Still, smaller and posher brands account for just 4% of the market [IRI]. Whether the likes of London Essence or Merchant’s Heart pose a real threat is up for debate.

Schweppes

Crucially, Schweppes has upped the ante. When Fever-Tree came to prominence in the early part of the past decade, it had cost-engineered itself into a commodity trying to compete with own label. Now it has been refreshed, given a premium tier of ‘1783’ tonics, a new look, and boosted its distribution in the mults.

Schweppes, now revitalised, “has significant scale in the retailers,” says Kingsland Drinks marketing manager Nathan McGivern. CCEP “is going to leverage its other brands at a senior level to get the positions in store”, he adds.

But he argues Fever-Tree shouldn’t be worried. “They’re starting to plateau and the gin boom is coming to a conclusion but this is more about brand life stages. If anything the brand is stronger than ever.”

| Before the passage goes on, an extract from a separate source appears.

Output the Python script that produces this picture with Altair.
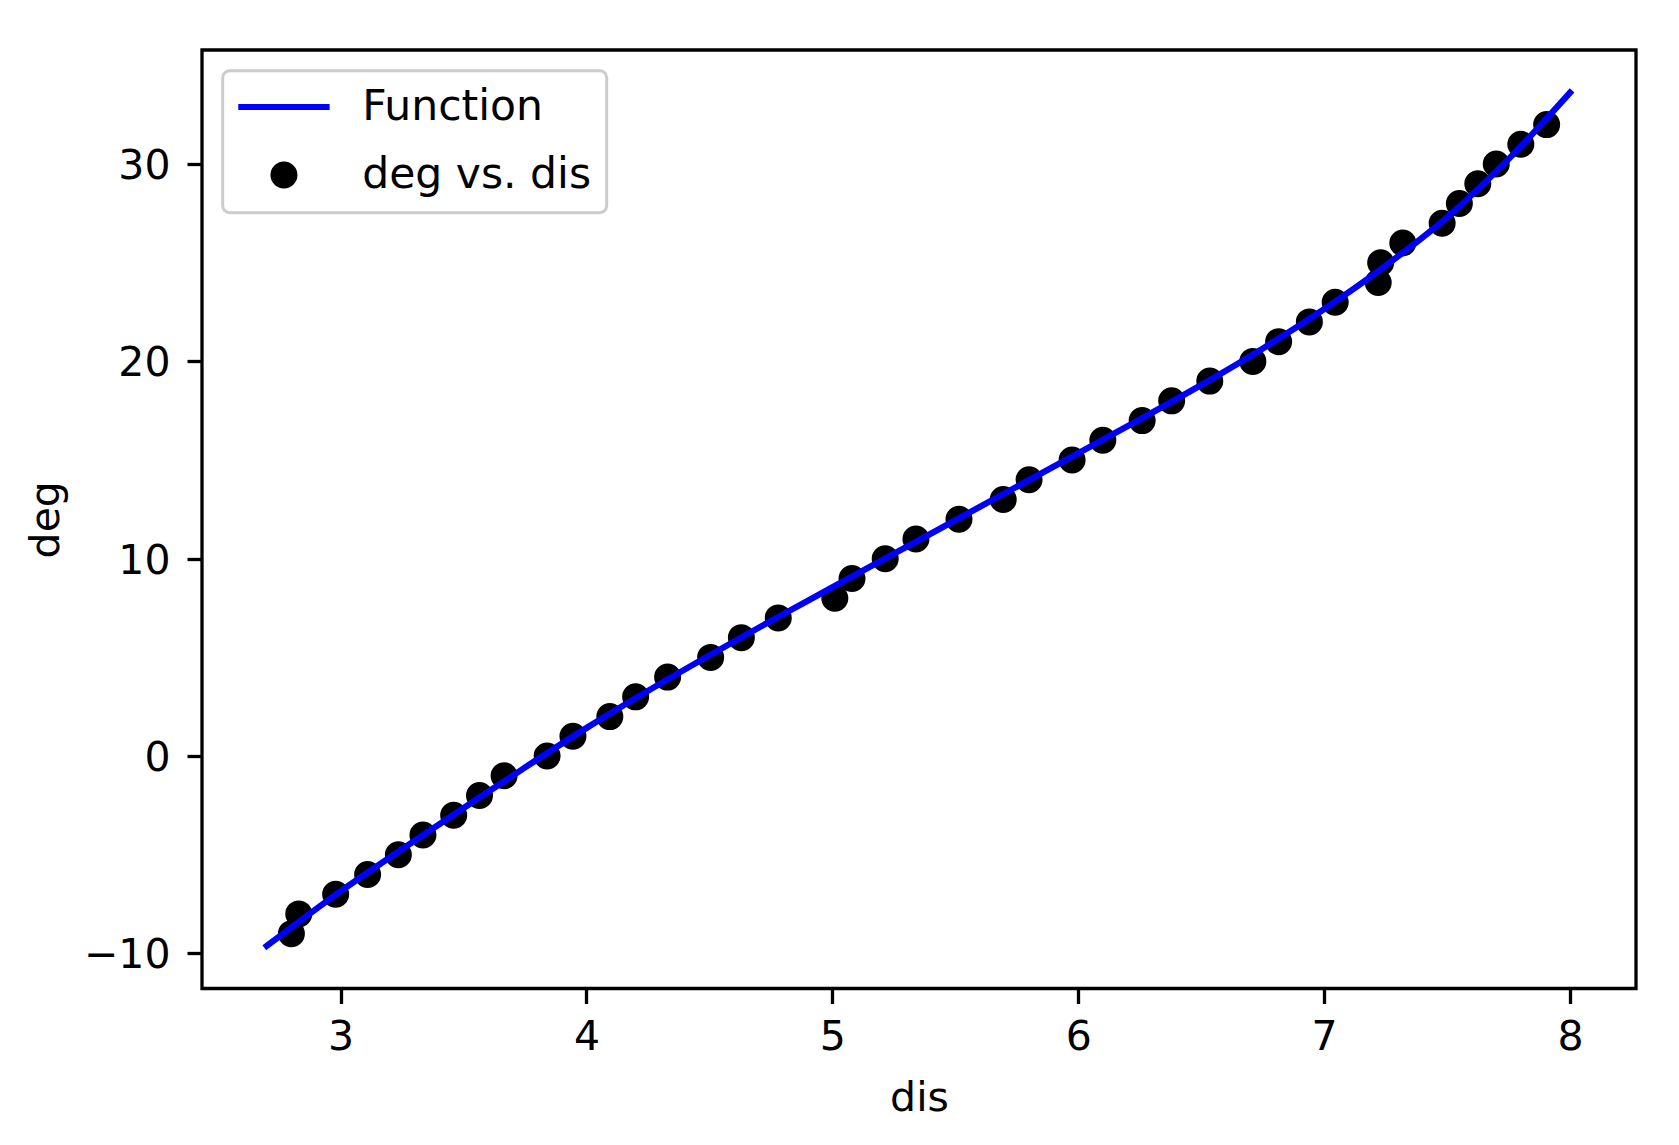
import altair as alt
import pandas as pd

# scatter data: deg vs. dis
dis = [2.80, 2.83, 2.98, 3.11, 3.235, 3.335, 3.46, 3.565, 3.665, 3.84, 3.945,
       4.095, 4.20, 4.33, 4.505, 4.63, 4.78, 5.01, 5.08, 5.215, 5.34, 5.515,
       5.695, 5.80, 5.975, 6.10, 6.26, 6.38, 6.535, 6.71, 6.815, 6.94, 7.045,
       7.22, 7.23, 7.32, 7.48, 7.55, 7.625, 7.70, 7.80, 7.905]
deg = [-9, -8, -7, -6, -5, -4, -3, -2, -1, 0, 1,
       2, 3, 4, 5, 6, 7, 8, 9, 10, 11, 12,
       13, 14, 15, 16, 17, 18, 19, 20, 21, 22, 23,
       24, 25, 26, 27, 28, 29, 30, 31, 32]

# fitted function
fn_x = [2.70, 3.00, 3.25, 3.50, 3.75, 4.00, 4.25, 4.50, 4.75, 5.00, 5.25, 5.50,
        5.75, 6.00, 6.25, 6.50, 6.75, 7.00, 7.25, 7.50, 7.75, 8.00]
fn_y = [-9.62, -6.85, -4.72, -2.64, -0.58, 1.42, 3.30, 5.10, 6.85, 8.55, 10.25, 11.95,
        13.65, 15.35, 17.05, 18.80, 20.65, 22.65, 24.85, 27.30, 30.25, 33.62]

x_ticks = [3, 4, 5, 6, 7, 8]
y_ticks = [-10, 0, 10, 20, 30]
series_names = ["Function", "deg vs. dis"]

pts = pd.DataFrame({"dis": dis, "deg": deg, "series": series_names[1]})
fn = pd.DataFrame({"dis": fn_x, "deg": fn_y, "series": series_names[0]})

FONT = "DejaVu Sans"
FS = 41
PW = 1434
PH = 938.5

color_scale = alt.Scale(domain=series_names, range=["#0000ff", "#000000"])
shape_scale = alt.Scale(domain=series_names, range=["M-4.35,0L4.35,0", "circle"])
leg = alt.Legend(title=None)

x_enc = alt.X(
    "dis:Q",
    scale=alt.Scale(domain=[2.4364, 8.2684], nice=False, zero=False),
    axis=alt.Axis(values=x_ticks, title="dis", titleY=121.5,
                  titleBaseline="alphabetic", labelPadding=14),
)
y_enc = alt.Y(
    "deg:Q",
    scale=alt.Scale(domain=[-11.78, 35.78], nice=False, zero=False),
    axis=alt.Axis(values=y_ticks, title="deg", titleX=-144, titleY=PH / 2,
                  titleAngle=270, titleBaseline="alphabetic", titleAlign="center",
                  labelPadding=17, labelOffset=2.5),
)

line = alt.Chart(fn).mark_line(
    strokeWidth=6.25, interpolate="monotone", strokeCap="square", clip=True
).encode(
    x=x_enc, y=y_enc,
    stroke=alt.Stroke("series:N", scale=color_scale, legend=leg),
)

points = alt.Chart(pts).mark_point(
    filled=True, size=441, strokeWidth=6, opacity=1
).encode(
    x=x_enc, y=y_enc,
    fill=alt.Fill("series:N", scale=color_scale, legend=leg),
    stroke=alt.Stroke("series:N", scale=color_scale, legend=leg),
    shape=alt.Shape("series:N", scale=shape_scale, legend=leg),
)

chart = alt.layer(points, line).properties(
    width=PW, height=PH,
    autosize=alt.AutoSizeParams(type="none"),
    padding={"left": 194, "top": 42, "right": 30, "bottom": 140},
    background="white",
).configure_view(
    stroke="black", strokeWidth=3.3, fill="white"
).configure_axis(
    domain=False, grid=False,
    tickColor="black", tickWidth=3.3, tickSize=15,
    labelFont=FONT, labelFontSize=FS, labelColor="black",
    titleFont=FONT, titleFontSize=FS, titleColor="black", titleFontWeight="normal",
).configure_legend(
    orient="none", legendX=20.7, legendY=20.7,
    padding=15, fillColor="rgba(255,255,255,0.8)", strokeColor="#cccccc",
    strokeWidth=3, cornerRadius=7,
    labelFont=FONT, labelFontSize=42.5, labelColor="black", labelLimit=1000,
    symbolSize=441, symbolStrokeWidth=6, symbolOffset=25, labelOffset=57,
    rowPadding=23,
)

chart.save("out.html", embed_options={"renderer": "svg", "actions": False})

A key question is whether Fever-Tree can crack the notoriously tricky US market. Fever-Tree says it has completed “successful trials with key customers” but has revised its net revenue growth predictions for the US as it implements yet-to-be revealed initiatives to “unlock the wider potential of this very significant market”.

Hyett says this downgrade undermines “Fever-Tree’s long-term pitch that it can replicate its success across the pond”.

However, that gin has not captured the US as it has the UK gives Fever-Tree crucial first-mover advantage, says Doran. If it does, “I can see them stealing share and creating a category of perfect serve, which has already started in the big cities.

“If they get that right it could completely overshadow the UK.”

Perhaps it’s not time to write-off the treasures of the tonic world just yet, then.